▶ TASK STATEMENT: Write out, word for word, only the data from its first line to the line containing "(8,9) -- (1096,9);".

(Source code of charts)
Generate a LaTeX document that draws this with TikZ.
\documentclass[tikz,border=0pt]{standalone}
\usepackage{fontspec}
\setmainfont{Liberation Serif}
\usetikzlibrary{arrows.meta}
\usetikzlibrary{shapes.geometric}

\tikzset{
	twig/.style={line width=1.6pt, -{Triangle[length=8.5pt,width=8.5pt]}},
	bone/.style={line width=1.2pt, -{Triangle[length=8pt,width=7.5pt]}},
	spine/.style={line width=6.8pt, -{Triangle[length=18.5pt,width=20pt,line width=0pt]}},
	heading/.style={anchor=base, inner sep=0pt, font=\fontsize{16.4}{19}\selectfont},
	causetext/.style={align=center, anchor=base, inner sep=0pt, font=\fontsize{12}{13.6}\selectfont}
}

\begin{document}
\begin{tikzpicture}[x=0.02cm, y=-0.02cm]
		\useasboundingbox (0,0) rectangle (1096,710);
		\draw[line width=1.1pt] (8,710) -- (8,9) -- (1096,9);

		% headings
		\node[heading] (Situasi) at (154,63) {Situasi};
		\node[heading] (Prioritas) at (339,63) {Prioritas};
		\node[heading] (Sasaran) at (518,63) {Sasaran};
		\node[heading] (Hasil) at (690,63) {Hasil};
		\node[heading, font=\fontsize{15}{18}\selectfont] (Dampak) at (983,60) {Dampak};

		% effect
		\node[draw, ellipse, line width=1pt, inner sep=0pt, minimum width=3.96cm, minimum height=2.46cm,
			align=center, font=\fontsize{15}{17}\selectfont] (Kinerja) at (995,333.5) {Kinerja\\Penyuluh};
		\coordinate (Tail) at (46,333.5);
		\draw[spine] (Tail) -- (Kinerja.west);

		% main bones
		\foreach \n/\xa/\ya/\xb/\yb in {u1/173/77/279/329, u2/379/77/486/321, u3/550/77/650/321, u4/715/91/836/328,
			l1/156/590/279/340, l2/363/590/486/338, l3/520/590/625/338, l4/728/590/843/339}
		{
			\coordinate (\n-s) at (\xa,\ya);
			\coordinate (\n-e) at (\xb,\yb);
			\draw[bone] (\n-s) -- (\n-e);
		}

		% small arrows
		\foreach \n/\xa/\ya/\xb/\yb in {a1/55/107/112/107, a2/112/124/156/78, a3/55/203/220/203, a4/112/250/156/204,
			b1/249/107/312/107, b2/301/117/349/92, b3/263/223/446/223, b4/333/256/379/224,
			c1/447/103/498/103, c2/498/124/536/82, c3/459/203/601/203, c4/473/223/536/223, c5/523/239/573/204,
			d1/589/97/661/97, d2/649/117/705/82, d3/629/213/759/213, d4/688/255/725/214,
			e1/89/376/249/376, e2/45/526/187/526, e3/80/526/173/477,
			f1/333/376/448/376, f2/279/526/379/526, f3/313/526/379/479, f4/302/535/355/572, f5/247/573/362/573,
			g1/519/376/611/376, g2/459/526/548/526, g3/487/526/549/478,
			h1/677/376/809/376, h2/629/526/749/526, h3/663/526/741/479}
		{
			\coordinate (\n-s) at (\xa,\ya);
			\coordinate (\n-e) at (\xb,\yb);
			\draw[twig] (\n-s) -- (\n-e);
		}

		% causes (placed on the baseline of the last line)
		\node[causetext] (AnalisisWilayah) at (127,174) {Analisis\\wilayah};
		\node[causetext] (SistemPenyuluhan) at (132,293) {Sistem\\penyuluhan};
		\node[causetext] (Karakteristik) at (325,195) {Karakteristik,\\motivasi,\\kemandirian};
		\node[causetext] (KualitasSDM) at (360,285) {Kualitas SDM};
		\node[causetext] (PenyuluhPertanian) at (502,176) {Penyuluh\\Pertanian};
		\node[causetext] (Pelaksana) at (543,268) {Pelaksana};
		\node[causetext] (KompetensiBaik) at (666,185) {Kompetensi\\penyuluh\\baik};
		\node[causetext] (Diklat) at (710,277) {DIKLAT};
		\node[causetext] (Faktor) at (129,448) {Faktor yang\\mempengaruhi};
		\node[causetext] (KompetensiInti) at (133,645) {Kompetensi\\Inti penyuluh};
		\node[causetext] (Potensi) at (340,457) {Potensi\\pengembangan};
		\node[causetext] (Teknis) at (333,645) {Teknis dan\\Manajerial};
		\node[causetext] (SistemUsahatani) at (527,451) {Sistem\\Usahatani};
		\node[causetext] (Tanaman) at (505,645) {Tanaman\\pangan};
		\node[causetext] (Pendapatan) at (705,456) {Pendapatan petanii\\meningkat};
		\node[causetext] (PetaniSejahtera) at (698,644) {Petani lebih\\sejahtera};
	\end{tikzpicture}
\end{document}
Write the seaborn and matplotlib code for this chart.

▶ OUTPUT:
Generate a LaTeX document that draws this with TikZ.
\documentclass[tikz,border=0pt]{standalone}
\usepackage{fontspec}
\setmainfont{Liberation Serif}
\usetikzlibrary{arrows.meta}
\usetikzlibrary{shapes.geometric}

\tikzset{
	twig/.style={line width=1.6pt, -{Triangle[length=8.5pt,width=8.5pt]}},
	bone/.style={line width=1.2pt, -{Triangle[length=8pt,width=7.5pt]}},
	spine/.style={line width=6.8pt, -{Triangle[length=18.5pt,width=20pt,line width=0pt]}},
	heading/.style={anchor=base, inner sep=0pt, font=\fontsize{16.4}{19}\selectfont},
	causetext/.style={align=center, anchor=base, inner sep=0pt, font=\fontsize{12}{13.6}\selectfont}
}

\begin{document}
\begin{tikzpicture}[x=0.02cm, y=-0.02cm]
		\useasboundingbox (0,0) rectangle (1096,710);
		\draw[line width=1.1pt] (8,710) -- (8,9) -- (1096,9);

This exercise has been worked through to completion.